Chase and Marshall 'still mates'
Rangi Chase insisted he was "still mates" with Benji Marshall despite the pair clashing during England's 28-6 win over New Zealand.
Last Updated: 13/11/11 2:06pm
Rangi Chase insisted he was "still mates" with Benji Marshall despite the pair clashing during England's 28-6 Gillette Four Nations victory over New Zealand.
Marshall described Chase, who has opted to play for the Red Rose rather than his homeland, as his "brother" in the lead-up to the tournament.
But the former housemates put that to one side as England booked their spot in Saturday's final against Australia with a comprehensive victory in Hull.
Chase and Marshall squared up twice in the first half of a fiery encounter, but the former said later: "We're still mates, no matter what happens on the field.
"We had a bit of a dust-up there, a couple of run-ins at times. But he's upset because I'm not playing for for them and am on the other side.
"I fully understand how the boys feel, but I have my reasons why I'm here. I've said them all along from the start."
Chase, who left the stadium clutching Marshall's shirt after spending time in the New Zealand dressing room after the game, added: "I expected that they would (try and intimidate him). They're passionate and I will step up to the challenge any time.
"There are no ill feelings. What happens on the field has to stay there, I knew it was going to come. I just have to rise to the challenge and raise my game. It was expected."
A partisan crowd of 23,447 were treated to a dominant England performance with tries from the outstanding back three of Sam Tomkins, Ryan Hall and Tom Briscoe, as well as one from James Graham, blowing the Kiwis away.
Chase added: "It was a good feeling, we stuck to the game plan and we knew if we stuck to it we could come up with the win.

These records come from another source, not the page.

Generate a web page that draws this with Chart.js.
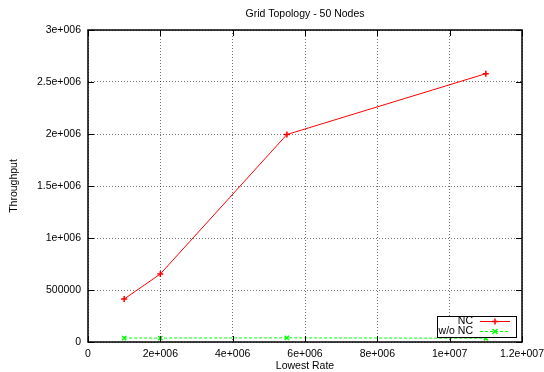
<!DOCTYPE html>
<html>
<head>
<meta charset="utf-8">
<title>Grid Topology - 50 Nodes</title>
<script src="https://cdn.jsdelivr.net/npm/chart.js@4"></script>
<style>
    html, body { margin: 0; padding: 0; background: #ffffff; }
    #wrap { width: 544px; height: 372px; position: relative; }
</style>
</head>
<body>
<div id="wrap"><canvas id="throughputChart"></canvas></div>
<script>
// données
const rates = [1000000, 2000000, 5500000, 11000000];
const ncThroughput = [413000, 654000, 1995000, 2580000];
const woNcThroughput = [38000, 38000, 40000, 36000];

const xTickLabels = ['0', '2e+006', '4e+006', '6e+006', '8e+006', '1e+007', '1.2e+007'];
const yTickLabels = ['0', '500000', '1e+006', '1.5e+006', '2e+006', '2.5e+006', '3e+006'];

const FONT = '"Liberation Sans", Arial, Helvetica, sans-serif';

// cadre, petites graduations, titre et légende façon gnuplot
const gnuplotFrame = {
    id: 'gnuplotFrame',
    afterDraw(chart) {
        const ctx = chart.ctx;
        const area = chart.chartArea;
        const xs = chart.scales.x;
        const ys = chart.scales.y;
        ctx.save();

        // graduations vers l'intérieur sur les 4 côtés
        ctx.strokeStyle = '#000';
        ctx.lineWidth = 1;
        ctx.beginPath();
        xs.ticks.forEach(t => {
            const px = Math.round(xs.getPixelForValue(t.value)) + 0.5;
            ctx.moveTo(px, area.bottom); ctx.lineTo(px, area.bottom - 6);
            ctx.moveTo(px, area.top); ctx.lineTo(px, area.top + 6);
        });
        ys.ticks.forEach(t => {
            const py = Math.round(ys.getPixelForValue(t.value)) + 0.5;
            ctx.moveTo(area.left, py); ctx.lineTo(area.left + 6, py);
            ctx.moveTo(area.right, py); ctx.lineTo(area.right - 6, py);
        });
        ctx.stroke();

        // cadre
        ctx.lineWidth = 1.5;
        ctx.strokeRect(area.left, area.top, area.right - area.left, area.bottom - area.top);

        // titre
        ctx.fillStyle = '#000';
        ctx.font = '10.5px ' + FONT;
        ctx.textAlign = 'center';
        ctx.textBaseline = 'middle';
        ctx.fillText('Grid Topology - 50 Nodes', (area.left + area.right) / 2, 14.5);

        // légende
        const boxRight = area.right - 6;
        const boxBottom = area.bottom - 5;
        const boxW = 79, rowH = 10;
        const datasets = chart.data.datasets;
        const boxH = datasets.length * rowH + 1;
        ctx.fillStyle = '#fff';
        ctx.fillRect(boxRight - boxW, boxBottom - boxH, boxW, boxH);
        ctx.lineWidth = 1;
        ctx.strokeStyle = '#000';
        ctx.strokeRect(boxRight - boxW + 0.5, boxBottom - boxH + 0.5, boxW, boxH);
        datasets.forEach((ds, i) => {
            const cy = boxBottom - boxH + 5.5 + i * rowH;
            ctx.fillStyle = '#000';
            ctx.textAlign = 'right';
            ctx.fillText(ds.label, boxRight - 43, cy);
            const x1 = boxRight - 36, x2 = boxRight - 6;
            ctx.strokeStyle = ds.borderColor;
            ctx.lineWidth = 1;
            ctx.setLineDash(ds.borderDash || []);
            ctx.beginPath();
            ctx.moveTo(x1, cy); ctx.lineTo(x2, cy);
            ctx.stroke();
            ctx.setLineDash([]);
            const mx = (x1 + x2) / 2;
            ctx.lineWidth = 1.5;
            ctx.beginPath();
            if (ds.pointStyle === 'cross') {
                ctx.moveTo(mx - 3, cy); ctx.lineTo(mx + 3, cy);
                ctx.moveTo(mx, cy - 3); ctx.lineTo(mx, cy + 3);
            } else {
                ctx.moveTo(mx - 2.5, cy - 2.5); ctx.lineTo(mx + 2.5, cy + 2.5);
                ctx.moveTo(mx - 2.5, cy + 2.5); ctx.lineTo(mx + 2.5, cy - 2.5);
            }
            ctx.stroke();
        });
        ctx.restore();
    }
};

const ctx = document.getElementById('throughputChart').getContext('2d');

new Chart(ctx, {
    type: 'scatter',
    data: {
        datasets: [{
            label: 'NC',
            data: rates.map((r, i) => ({ x: r, y: ncThroughput[i] })),
            showLine: true,
            borderColor: '#ff0000',
            backgroundColor: '#ff0000',
            borderWidth: 1,
            pointStyle: 'cross',
            pointRadius: 3,
            pointBorderWidth: 1.5
        }, {
            label: 'w/o NC',
            data: rates.map((r, i) => ({ x: r, y: woNcThroughput[i] })),
            showLine: true,
            borderColor: '#00ff00',
            backgroundColor: '#00ff00',
            borderWidth: 1,
            borderDash: [3, 2],
            pointStyle: 'crossRot',
            pointRadius: 3,
            pointBorderWidth: 1.5
        }]
    },
    options: {
        responsive: true,
        maintainAspectRatio: false,
        animation: false,
        layout: {
            padding: { left: 0, right: 22, top: 30, bottom: 0 }
        },
        plugins: {
            legend: { display: false },
            title: { display: false },
            tooltip: { enabled: false }
        },
        scales: {
            x: {
                type: 'linear',
                min: 0,
                max: 12000000,
                afterFit: function(scale) {
                    scale.height = 30;
                    scale.paddingLeft = 0;
                    scale.paddingRight = 0;
                },
                ticks: {
                    stepSize: 2000000,
                    autoSkip: false,
                    maxRotation: 0,
                    padding: 6,
                    color: '#000',
                    font: { family: FONT, size: 10.5 },
                    callback: (value, index) => xTickLabels[index]
                },
                grid: {
                    color: 'rgba(0, 0, 0, 0.55)',
                    drawTicks: false,
                    lineWidth: 1
                },
                border: { display: false, dash: [1, 2] },
                title: {
                    display: true,
                    text: 'Lowest Rate',
                    color: '#000',
                    font: { family: FONT, size: 10.5 },
                    padding: { top: 0, bottom: 0 }
                }
            },
            y: {
                type: 'linear',
                min: 0,
                max: 3000000,
                afterFit: function(scale) {
                    scale.width = 88;
                    scale.paddingTop = 0;
                    scale.paddingBottom = 0;
                },
                ticks: {
                    stepSize: 500000,
                    padding: 7,
                    color: '#000',
                    font: { family: FONT, size: 10.5 },
                    callback: (value, index) => yTickLabels[index]
                },
                grid: {
                    color: 'rgba(0, 0, 0, 0.55)',
                    drawTicks: false,
                    lineWidth: 1
                },
                border: { display: false, dash: [1, 2] },
                title: {
                    display: true,
                    text: 'Throughput',
                    color: '#000',
                    font: { family: FONT, size: 10.5 },
                    padding: { top: 8, bottom: 0 }
                }
            }
        }
    },
    plugins: [gnuplotFrame]
});
</script>
</body>
</html>
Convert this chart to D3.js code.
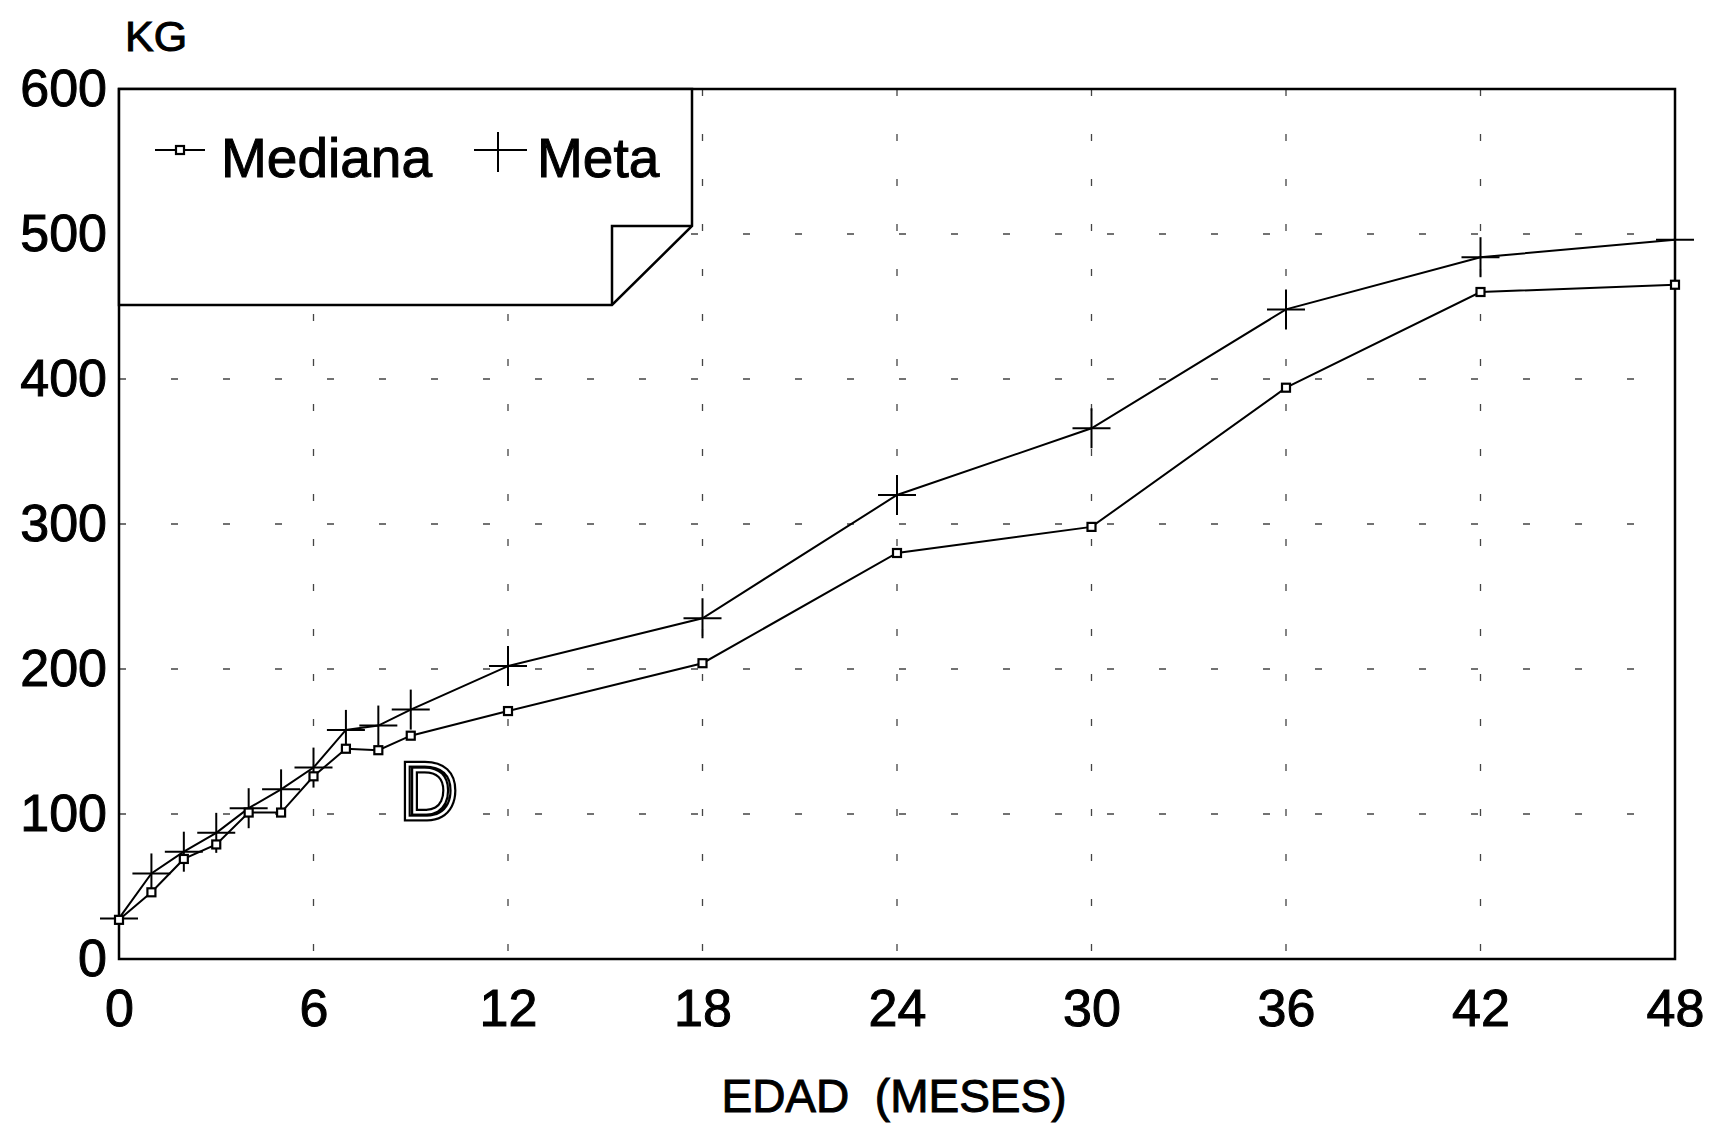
<!DOCTYPE html>
<html>
<head>
<meta charset="utf-8">
<script src="https://cdn.jsdelivr.net/npm/d3@7"></script>
<style>
  body { margin: 0; background: #fff; }
  text { font-family: "Liberation Sans", Arial, sans-serif; fill: #000; }
  .ink { stroke: #000; stroke-width: 1px; }
</style>
</head>
<body>
<svg id="chart"></svg>
<script>
// data
var months = [0, 1, 2, 3, 4, 5, 6, 7, 8, 9, 12, 18, 24, 30, 36, 42, 48]
var mediana = [27, 46, 69, 79, 101, 101, 126, 145, 144, 154, 171, 204, 280, 298, 394, 460, 465]
var meta = [28, 59, 74, 87, 104, 117, 132, 158, 161, 172, 202, 235, 320, 366, 448, 484, 496]
var xTicks = [0, 6, 12, 18, 24, 30, 36, 42, 48]
var yTicks = [0, 100, 200, 300, 400, 500, 600]
var seriesNames = ["Mediana", "Meta"]

function drawChart() {
    let width = 1718, height = 1129;
    var margin = { top: 89, right: 43, bottom: 170, left: 119 };

    var svg = d3.select("#chart")
        .attr("width", width)
        .attr("height", height)
        .attr("viewBox", [0, 0, width, height]);

    var xScale = d3.scaleLinear()
        .domain([0, 48])
        .range([margin.left, width - margin.right]);
    var yScale = d3.scaleLinear()
        .domain([0, 600])
        .range([height - margin.bottom, margin.top]);

    // dashed grid (mostly faded in the scan)
    svg.append("g")
        .selectAll("line")
        .data(xTicks.slice(1, -1))
        .enter().append("line")
        .attr("x1", d => xScale(d)).attr("x2", d => xScale(d))
        .attr("y1", yScale(600)).attr("y2", yScale(0))
        .attr("stroke", "#444")
        .attr("stroke-width", 1.3)
        .attr("stroke-dasharray", "7,38");
    svg.append("g")
        .selectAll("line")
        .data(yTicks.slice(1, -1))
        .enter().append("line")
        .attr("x1", xScale(0)).attr("x2", xScale(48))
        .attr("y1", d => yScale(d)).attr("y2", d => yScale(d))
        .attr("stroke", "#444")
        .attr("stroke-width", 1.3)
        .attr("stroke-dasharray", "7,45");

    // axes
    var xAxis = svg.append("g")
        .attr("transform", "translate(0," + yScale(0) + ")")
        .call(d3.axisBottom(xScale).tickValues(xTicks).tickSize(0).tickPadding(30));
    xAxis.select(".domain").remove();
    xAxis.selectAll("text")
        .attr("class", "ink")
        .style("font-family", '"Liberation Sans", Arial, sans-serif')
        .style("font-size", "52px")
        .attr("fill", "#000");

    var yAxis = svg.append("g")
        .attr("transform", "translate(" + xScale(0) + ",0)")
        .call(d3.axisLeft(yScale).tickValues(yTicks).tickSize(0).tickPadding(12));
    yAxis.select(".domain").remove();
    yAxis.selectAll("text")
        .attr("class", "ink")
        .style("font-family", '"Liberation Sans", Arial, sans-serif')
        .style("font-size", "52px")
        .attr("fill", "#000");

    // frame
    svg.append("rect")
        .attr("x", xScale(0))
        .attr("y", yScale(600))
        .attr("width", xScale(48) - xScale(0))
        .attr("height", yScale(0) - yScale(600))
        .attr("fill", "none")
        .attr("stroke", "#000")
        .attr("stroke-width", 2.5);

    // axis titles
    svg.append("text")
        .attr("class", "ink")
        .attr("x", 125)
        .attr("y", 51)
        .style("font-size", "43px")
        .text("KG");
    svg.append("text")
        .attr("class", "ink")
        .attr("x", (xScale(0) + xScale(48)) / 2 - 3)
        .attr("y", 1112)
        .attr("text-anchor", "middle")
        .style("font-size", "46px")
        .style("white-space", "pre")
        .text("EDAD  (MESES)");

    // lines
    var rows = months.map((m, i) => ({ m: m, med: mediana[i], meta: meta[i] }));
    var line = key => d3.line().x(d => xScale(d.m)).y(d => yScale(d[key]));

    svg.append("path")
        .datum(rows)
        .attr("fill", "none")
        .attr("stroke", "#000")
        .attr("stroke-width", 2)
        .attr("d", line("meta"));
    svg.append("path")
        .datum(rows)
        .attr("fill", "none")
        .attr("stroke", "#000")
        .attr("stroke-width", 2)
        .attr("d", line("med"));

    // Meta crosses
    var crosses = svg.append("g").selectAll("g")
        .data(rows).enter().append("g")
        .attr("transform", d => "translate(" + xScale(d.m) + "," + yScale(d.meta) + ")");
    crosses.append("line").attr("x1", -19).attr("x2", 19)
        .attr("stroke", "#000").attr("stroke-width", 2);
    crosses.append("line").attr("y1", -20).attr("y2", 20)
        .attr("stroke", "#000").attr("stroke-width", 2);

    // Mediana squares
    svg.append("g").selectAll("rect")
        .data(rows).enter().append("rect")
        .attr("x", d => xScale(d.m) - 4)
        .attr("y", d => yScale(d.med) - 4)
        .attr("width", 8).attr("height", 8)
        .attr("fill", "#fff")
        .attr("stroke", "#000")
        .attr("stroke-width", 2.2);

    // legend box with folded corner
    var lx0 = xScale(0), ly0 = yScale(600), lx1 = 692, ly1 = 305, fx = 612, fy = 226;
    svg.append("path")
        .attr("d", `M${lx0},${ly0}H${lx1}V${fy}L${fx},${ly1}H${lx0}Z`)
        .attr("fill", "#fff")
        .attr("stroke", "#000")
        .attr("stroke-width", 2.5);
    svg.append("path")
        .attr("d", `M${fx},${ly1}V${fy}H${lx1}`)
        .attr("fill", "none")
        .attr("stroke", "#000")
        .attr("stroke-width", 2.5);

    var leg = svg.append("g");
    leg.append("line").attr("x1", 155).attr("x2", 205).attr("y1", 150).attr("y2", 150)
        .attr("stroke", "#000").attr("stroke-width", 2);
    leg.append("rect").attr("x", 176).attr("y", 146).attr("width", 8).attr("height", 8)
        .attr("fill", "#fff").attr("stroke", "#000").attr("stroke-width", 2.2);
    leg.append("text").attr("class", "ink").attr("x", 221).attr("y", 177)
        .style("font-size", "55px").text(seriesNames[0]);
    leg.append("line").attr("x1", 474).attr("x2", 527).attr("y1", 150).attr("y2", 150)
        .attr("stroke", "#000").attr("stroke-width", 2);
    leg.append("line").attr("x1", 498).attr("x2", 498).attr("y1", 132).attr("y2", 172)
        .attr("stroke", "#000").attr("stroke-width", 2);
    leg.append("text").attr("class", "ink").attr("x", 537).attr("y", 177)
        .style("font-size", "55px").text(seriesNames[1]);

    // outlined panel letter
    var dl = svg.append("g").style("font-size", "77px");
    dl.append("text").attr("x", 401).attr("y", 818).text("D")
        .style("fill", "none").attr("stroke", "#000").attr("stroke-width", 7);
    dl.append("text").attr("x", 401).attr("y", 818).text("D")
        .style("fill", "none").attr("stroke", "#fff").attr("stroke-width", 2.5);
}
drawChart();
</script>
</body>
</html>
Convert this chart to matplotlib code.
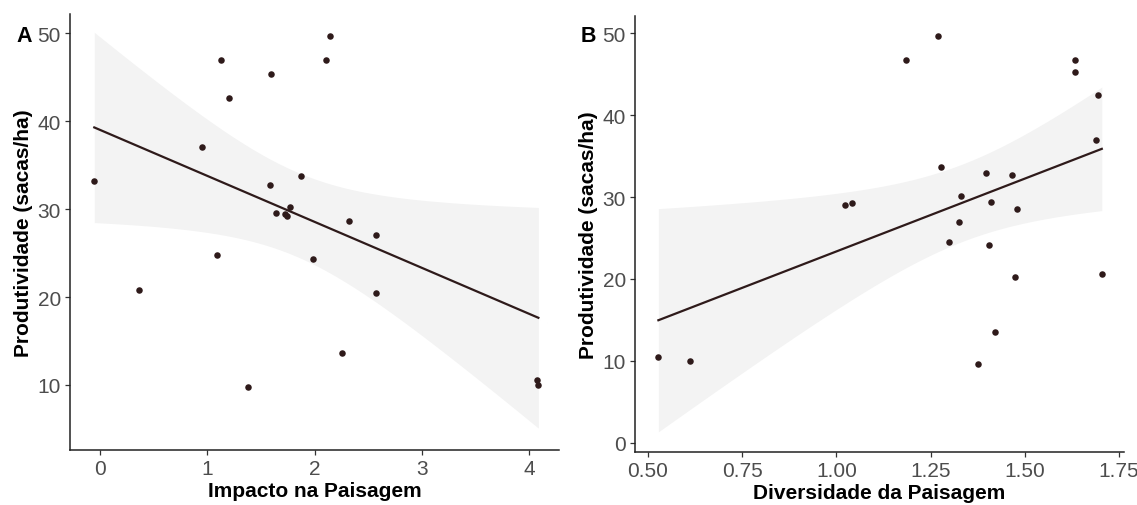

"We stuck to the plans, ground it out and had the belief in our squad that if we stuck to it we would come out with the points that we needed."
With New Zealand set to fly home on Tuesday, all questions of Chase's heritage will now be put firmly aside, but he did admit to enjoying being on the other end of the Haka, the war dance he himself has previously led.
"It was an unbelievable experience, really good," he said.
"It was unusual because I'm used to being on the other side of it and doing it.
"Facing the Haka was pretty special for me. I love it and stood up to the challenge and got on with the game. It was one of those ones that you will remember for the rest of your life."